I am often referred to as an angel when I work with families where children are able to heal from an alienation reaction. That projection, of my presence as an angel sent to heal, is one which is borne out of the helplessness that parents feel as they navigate the loss of their child and the attempts that they make to remedy that through the courts. When one has negotiated many assumptions, many closed eyes and many people who are either unable or unwilling to assist in changing the dynamic that caused a child to reject, having someone arrive on the scene who understands, validates and changes that dynamic will seem like an angelic intervention. But it is not.
Similarly, for those parents who are stuck in the behaviours that cause children to reject, who are afraid or unable to change, who have found that their distorted view points are not only shared but upheld by people in the family court system, my arrival may feel demonic, as the control they seek and often need is removed from their grasp. Demonic projections, in which parents (and sometimes family court practitioners) completely and determinedly dismiss every part of the work that I do, based on their own drive to keep control over the landscape they inhabit are as unhelpful as the angelic ones. Both because they are not real and both because they mirror the splitting that goes on in a child’s mind when one or both parents projects their own issues onto them.

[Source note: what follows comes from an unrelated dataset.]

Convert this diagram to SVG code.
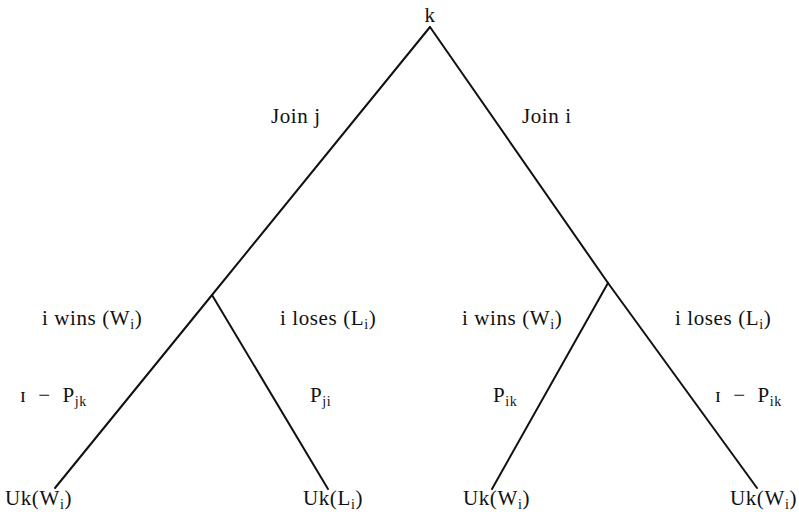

Alienated parents are not angels and alienating parents are not demons, they are people. And so am I, a person, not an angel or a demon. And parental alienation is a problem with a human face not an archetypal one, much as it seems that way at times. Parents alienate and are alienated. Parents are people, not angels, not demons and definitely not monsters. Whilst alienating a child is a monstrous act, alienating parents are not monsters and it is folly to believe that they are, because in doing so one removes the power for change from the hands of the parents who are healthy. If all alienating parents are demonic monsters, then all alienated parents are helpless and innocent victims who need angels to come in and save them. Which is a myth worthy of the greek gods. Only we are people, not gods and alienation is a problem with a human face not an archetypal one.
It is true however that the archetypes of good and evil are drawn up from the depths of the psyche when the possession of a child’s mind, body and soul are concerned. In the work that I do I see mythology being played out in people’s lives over and over again. Perspehone in the underworld, disappeared and lamented by her mother who sits and waits for her to return after she has been kidnapped by her father, Medea and her revenge upon the husband who leaves her, triggering abandonment rage and vengeance in the shape of the murder of her child and the Oedipal and Electra stories which are played out through role corruption and boundary blurring in alienated families. All of these scenes from a marriage are present but whilst they may bear the hall marks of the tragedies and they may draw up the energy of the archetypes, they remain human at every level. They are ordinary stories of the family, played out against a backdrop of the culture and society we live in. Ordinary people, living extraordinary lives in the crisis that is family separation, which causes the defences to fail and the angels and demons to rush in to occupy the space in between.
And it is in that human experience that we must work as practitioners concerned with alienation because if we allow ourselves to carry the projections of good and bad we do parents a disservice. Our work as practitioners is about absorbing those projections and balancing them, giving back to the parents we work with the perspective they and their child have lost. This is what we do when we work with alienated children and it is what we do with parents too, we may recognise, acknowledge and validate the innocence of one parent and the damaging actions of the other but we do not encourage the splitting of two parents into wholly good and wholly bad. Neither do we subscribe to the notion that parents whose children have chosen them over the other are monsters, even when we know that the act of alienation of a child is a monstrous and deeply damaging thing to do to that child. Even when we advocate the removal of that child from that parent.
To accept the projections of angel or demon or support the division of parents into all good or all bad is to play god with children’s lives. Divine justice is for the gods to mete out, we are human, in the business of bringing resolution and balance back to the lives of children we work with. We struggle for perspective by working through the challenges parents create so that their children do not have to. Teaching parents on the way that dividing their world into wholly good or wholly bad is a projection not a reality. Even the most personality disordered parent who has coldly and determinedly alienated their child, is a human not a monstrous myth. Understanding that is the first big step to wresting control over life back from the hands of that parent.
Projections do not help and our destiny does not lie in the lap of the gods. Our children’s health requires us all to live in the real world, taking care of adult concerns so that they do not have to. Some until the day their child is able to wriggle free, some for even longer that that. All because being a parent is a human condition which never leaves us, can never be eradicated or taken away. And because we are not angels or demons but fallible human beings, which one day, our children, wherever they are, will thank us for.